First, it (currently) doesn't matter whether the CSV or the OWL is the authoritative source of information as both are equivalent when generated PaNET. In effect, the CSV file is just a proprietary format for describing the same ontology, much in the same way an RDF/XML file, a Turtle file or an N3 file could serialise the same ontology.

(If we want to include information that cannot be represented by an OBO-ROBOT CSV file then we would likely need to move to direct editing, anyway.)

Second, Protege, although very good software, is not necessarily more intuitive than editing an OBO-ROBOT CSV file. Moreover, I would see requiring downloading and learning how to use Protege as a barrier against involving new members. There's a good chance that a random person could simply modify a CSV file with their favourite text editor, while the same isn't true for OWL in RDF/XML or even in Turtle.

Graphically inspect the implications of our modification/additions is certainly a good idea, but this doesn't require that the authoritative source is RDF/XML. This is true even if the ontology comparison tool require PaNET in RDF/XML. Generating the RDF/XML from the OBO-ROBOT CSV is now trivial and the build container could be enhanced so it also supports visualising diffs.

The point about SPARQL queries is another very good one. However, I was thinking this is something we would do by using SHACL and having a set of validation rules that would be applied via CI/CD in GitHub. Again, this doesn't require that the source is RDF/XML.

My opinion is that, in the future, we may find using OBO-ROBOT CSV is more cumbersome than using Protege, and switch to storing PaNET as RDF/XML, but I don't think we're there, yet.
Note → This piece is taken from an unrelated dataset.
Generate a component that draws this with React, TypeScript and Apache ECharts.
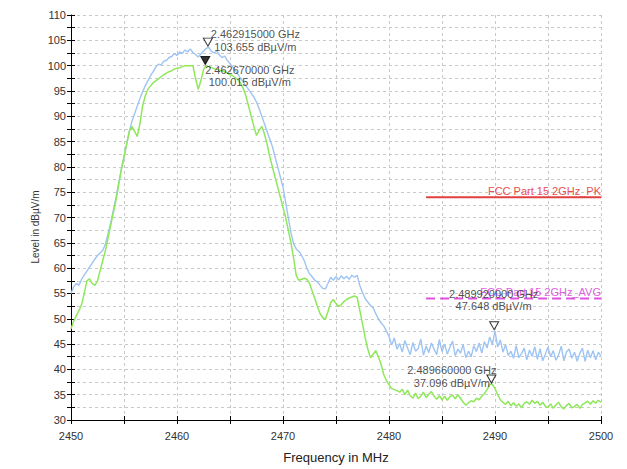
import React, { useEffect, useRef } from "react";
import * as echarts from "echarts";

// Frequency sweep (MHz): start and step of the measured trace samples
const FREQ_START = 2450;
const FREQ_STEP = 0.25;

// Peak detector trace (dBµV/m), one value per 0.25 MHz from 2450 to 2500
const peakLevels = [
  55.0, 56.3, 57.0, 56.6,
  57.8, 58.6, 59.4, 60.2,
  61.0, 61.8, 62.5, 63.0,
  63.5, 64.8, 66.8, 69.0,
  71.5, 74.0, 76.8, 79.5,
  82.0, 84.5, 87.0, 89.0,
  90.5, 92.0, 93.5, 94.8,
  96.0, 97.0, 98.0, 98.8,
  99.7, 100.3, 100.1, 100.9,
  101.0, 101.6, 101.8, 102.4,
  102.0, 102.7, 102.4, 103.1,
  102.7, 103.3, 102.6, 102.2,
  101.7, 102.3, 102.9, 103.4,
  103.6, 102.8, 102.5, 102.9,
  102.1, 101.6, 101.9, 101.0,
  100.4, 99.8, 99.0, 98.3,
  97.5, 96.8, 96.0, 95.3,
  94.5, 93.8, 92.8, 91.5,
  90.0, 88.5, 87.0, 85.5,
  84.0, 82.0, 80.0, 78.0,
  76.0, 73.0, 70.0, 67.0,
  64.8, 63.8, 63.3, 62.5,
  61.5, 60.0, 58.9, 58.3,
  57.6, 57.3, 56.6, 56.0,
  55.9, 57.0, 58.2, 57.6,
  58.3, 57.7, 58.5, 57.9,
  58.4, 57.8, 58.6, 58.2,
  58.6, 56.5, 55.2, 54.0,
  53.3, 52.6, 52.2, 51.0,
  50.0, 49.2, 48.6, 47.6,
  46.5, 44.8, 46.2, 44.0,
  45.1, 43.4, 45.7, 44.2,
  42.9, 45.3, 43.6, 44.1,
  46.0, 42.8, 44.6, 43.3,
  45.2, 44.0, 42.9, 45.9,
  43.5, 45.0, 43.0, 44.4,
  45.6, 42.7, 44.0, 43.2,
  44.9, 42.3, 43.6, 42.5,
  44.7, 43.5, 45.2, 43.2,
  45.5, 44.2, 46.4, 44.9,
  47.6, 44.4, 45.8, 43.4,
  44.9, 42.7, 43.6, 42.2,
  44.7, 42.3, 43.1, 44.2,
  41.9, 43.8, 42.6, 44.5,
  42.0, 44.1, 41.7, 43.0,
  44.4, 42.5, 43.7, 41.8,
  42.9, 44.6, 41.7, 43.5,
  44.0, 42.2, 43.4, 41.6,
  43.2, 44.2, 41.6, 43.8,
  42.3, 43.7, 41.9, 43.4,
  42.6,
];

// Average detector trace (dBµV/m)
const avgLevels = [
  48.0, 49.5, 50.6, 51.6,
  52.8, 55.0, 57.5, 57.9,
  57.0, 56.6, 57.5, 59.5,
  61.5, 63.5, 66.0, 68.5,
  71.0, 73.5, 76.5, 79.5,
  82.0, 84.5, 87.0, 88.0,
  87.0, 86.0, 88.5, 92.0,
  94.0, 95.3, 96.0, 96.6,
  97.0, 97.4, 97.8, 98.2,
  98.5, 98.8, 99.0, 99.3,
  99.5, 99.6, 99.8, 100.0,
  100.0, 100.0, 100.0, 97.5,
  95.3, 97.0, 99.2, 100.0,
  99.8, 99.6, 99.4, 99.3,
  99.1, 99.0, 98.8, 98.5,
  98.2, 98.0, 97.6, 97.2,
  96.5, 95.5, 94.0, 92.0,
  90.0, 88.0, 86.2, 87.2,
  88.0, 86.5, 84.5, 82.0,
  80.0, 78.0, 76.0, 74.0,
  72.0, 70.0, 67.5, 65.0,
  62.0, 58.5, 57.6, 57.8,
  58.0, 57.8, 57.0, 55.5,
  54.0, 52.4, 51.0, 50.2,
  49.9, 51.5, 53.2, 53.8,
  53.0, 52.4, 52.8, 53.4,
  53.8, 54.1, 54.3, 54.5,
  54.2, 51.6, 49.0, 46.3,
  44.0, 42.3, 43.0, 43.7,
  42.5, 41.0, 39.0, 37.8,
  37.0, 36.2, 36.0, 35.8,
  35.5, 36.1, 35.0, 35.9,
  34.8, 34.3, 35.3, 34.2,
  34.7, 35.5, 34.4, 35.1,
  35.6, 34.7, 34.1, 34.8,
  34.0, 34.7, 33.9, 34.6,
  34.9, 34.2, 35.0, 34.3,
  33.5, 32.9, 33.4, 33.8,
  33.6, 34.3, 34.0, 34.7,
  35.2, 36.0, 37.0, 37.1,
  36.2, 35.0, 34.0, 33.5,
  33.1, 33.7, 32.8, 33.4,
  32.7, 33.2, 32.4, 33.3,
  33.6, 33.1, 33.9, 33.3,
  33.7, 32.9, 33.5, 32.7,
  32.5, 33.2, 32.3, 33.0,
  33.5, 32.6, 32.2, 32.9,
  33.3, 32.4, 32.7, 33.1,
  32.3, 33.1, 33.4, 33.7,
  33.1, 33.8, 33.3, 33.9,
  33.5,
];

// Limit lines
const limitFreqs = [2483.5, 2500];
const limitPkLevel = 74;
const limitAvgLevel = 54;
const limitPkName = "FCC Part 15 2GHz_PK";
const limitAvgName = "FCC Part 15 2GHz_AVG";

// Markers
const markerFreqs = [2462.915, 2462.67, 2489.92, 2489.66];
const markerLevels = [103.655, 100.015, 47.648, 37.096];
const markerFilled = [false, true, false, false];
const markerTexts = [
  "2.462915000 GHz\n103.655 dBµV/m",
  "2.462670000 GHz\n100.015 dBµV/m",
  "2.489920000 GHz\n47.648 dBµV/m",
  "2.489660000 GHz\n37.096 dBµV/m",
];

// Axis settings
const X_MIN = 2450;
const X_MAX = 2500;
const X_STEP = 5;
const Y_MIN = 30;
const Y_MAX = 110;
const Y_STEP = 5;
const X_TITLE = "Frequency in MHz";
const Y_TITLE = "Level in dBµV/m";

const FONT = "'Liberation Sans', Arial, sans-serif";
const LABEL_OFFSETS: number[][] = [
  [48, -6],
  [45, 11],
  [0, -30],
  [-39, -7],
];

const GRID = { left: 71, right: 26, top: 15, bottom: 49 };
const GRID_W = 627 - GRID.left - GRID.right;
const GRID_H = 469 - GRID.top - GRID.bottom;

export default function App() {
  const ref = useRef<HTMLDivElement>(null);

  useEffect(() => {
    if (!ref.current) return;
    const chart = echarts.init(ref.current, undefined, { renderer: "svg" });

    const freqOf = (i: number) => FREQ_START + i * FREQ_STEP;
    const peakData = peakLevels.map((v, i) => [freqOf(i), v]);
    const avgData = avgLevels.map((v, i) => [freqOf(i), v]);

    const gridLine = { show: true, lineStyle: { color: "#c9c9c9", type: [3, 3] as any, width: 1 } };

    const limitSeries = (level: number, name: string, color: string, textColor: string, dashed: boolean) => ({
      type: "line",
      silent: true,
      symbol: "circle",
      symbolSize: 0.01,
      showSymbol: true,
      itemStyle: { color: "rgba(0,0,0,0)" },
      lineStyle: { color, width: 2, type: dashed ? ([9, 5] as any) : "solid" },
      z: 4,
      data: limitFreqs.map((f, i) =>
        i === limitFreqs.length - 1
          ? {
              value: [f, level],
              label: {
                show: true,
                formatter: name,
                position: "top",
                align: "right",
                distance: 1,
                color: textColor,
                fontSize: 11,
                fontFamily: FONT,
              },
            }
          : { value: [f, level] }
      ),
    });

    chart.setOption({
      animation: false,
      backgroundColor: "#ffffff",
      grid: { ...GRID, containLabel: false },
      graphic: [
        {
          type: "text",
          x: 35,
          y: 227,
          rotation: Math.PI / 2,
          silent: true,
          style: {
            text: Y_TITLE,
            fontSize: 10,
            fontFamily: FONT,
            fill: "#333",
            textAlign: "center",
            textVerticalAlign: "middle",
          },
        },
      ],
      xAxis: [
        {
          type: "value",
          min: X_MIN,
          max: X_MAX,
          interval: X_STEP,
          position: "bottom",
          axisLine: { show: true, lineStyle: { color: "#000", width: 1 } },
          axisTick: { show: true, inside: false, length: 4, lineStyle: { color: "#000" } },
          axisLabel: {
            formatter: (v: number) => (Math.round(v) % 10 === 0 ? String(Math.round(v)) : ""),
            color: "#333",
            fontSize: 11,
            fontFamily: FONT,
            margin: 10,
          },
          splitLine: gridLine,
          name: X_TITLE,
          nameLocation: "middle",
          nameGap: 31,
          nameTextStyle: { fontSize: 13, color: "#222", fontFamily: FONT },
        },
        {
          type: "value",
          min: X_MIN,
          max: X_MAX,
          interval: X_STEP,
          position: "top",
          offset: -GRID_H,
          axisLine: { show: false },
          axisTick: { show: true, inside: false, length: 4, lineStyle: { color: "#000" } },
          axisLabel: { show: false },
          splitLine: { show: false },
        },
      ],
      yAxis: [
        {
          type: "value",
          min: Y_MIN,
          max: Y_MAX,
          interval: Y_STEP,
          position: "left",
          axisLine: { show: true, lineStyle: { color: "#000", width: 1 } },
          axisTick: { show: true, inside: false, length: 4, lineStyle: { color: "#000" } },
          minorTick: { show: true, splitNumber: 2, length: 4, lineStyle: { color: "#000" } },
          axisLabel: { color: "#333", fontSize: 11, fontFamily: FONT, margin: 5 },
          splitLine: gridLine,
          minorSplitLine: gridLine,
        },
        {
          type: "value",
          min: Y_MIN,
          max: Y_MAX,
          interval: Y_STEP,
          position: "right",
          offset: -GRID_W,
          axisLine: { show: false },
          axisTick: { show: true, inside: false, length: 4, lineStyle: { color: "#000" } },
          minorTick: { show: true, splitNumber: 2, length: 4, lineStyle: { color: "#000" } },
          axisLabel: { show: false },
          splitLine: { show: false },
        },
      ],
      series: [
        {
          type: "line",
          name: "Peak",
          data: peakData,
          showSymbol: false,
          silent: true,
          lineStyle: { color: "#9ec4f4", width: 1.4 },
          z: 2,
        },
        {
          type: "line",
          name: "Average",
          data: avgData,
          showSymbol: false,
          silent: true,
          lineStyle: { color: "#8ee85a", width: 1.5 },
          z: 3,
        },
        limitSeries(limitPkLevel, limitPkName, "#e04040", "#e85050", false),
        limitSeries(limitAvgLevel, limitAvgName, "#e050e0", "#e060e0", true),
        {
          type: "scatter",
          silent: true,
          symbol: "triangle",
          symbolRotate: 180,
          symbolSize: [9, 8],
          symbolOffset: [0, -5],
          z: 6,
          data: markerFreqs.map((f, i) => ({
            value: [f, markerLevels[i]],
            itemStyle: {
              color: markerFilled[i] ? "#000" : "#fff",
              borderColor: "#000",
              borderWidth: 1,
            },
          })),
        },
        {
          type: "scatter",
          silent: true,
          symbol: "circle",
          symbolSize: 1,
          itemStyle: { color: "rgba(0,0,0,0)" },
          z: 7,
          data: markerFreqs.map((f, i) => ({
            value: [f, markerLevels[i]],
            label: {
              show: true,
              formatter: markerTexts[i],
              position: LABEL_OFFSETS[i],
              align: "center",
              verticalAlign: "middle",
              fontSize: 11,
              lineHeight: 12.5,
              color: "#222",
              fontFamily: FONT,
            },
          })),
        },
      ],
    });

    return () => chart.dispose();
  }, []);

  return (
    <div
      ref={ref}
      style={{ position: "fixed", left: 0, top: 0, width: 627, height: 469, background: "#fff" }}
    />
  );
}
gkoum commented 2 months ago

Paul you are right that it has mainly to do with what people are used to. As PaNET evolves we will probably have to use more advanced tools like protege which allows you to see the big picture of the ontology as well as the implications of your modifications. It is true though that we can stick to the existing CSV approach since it seems to be enough for now. I would suggest that the working group of PaNET could start using protege in parallel for now for its visualization and advanced querying capabilities.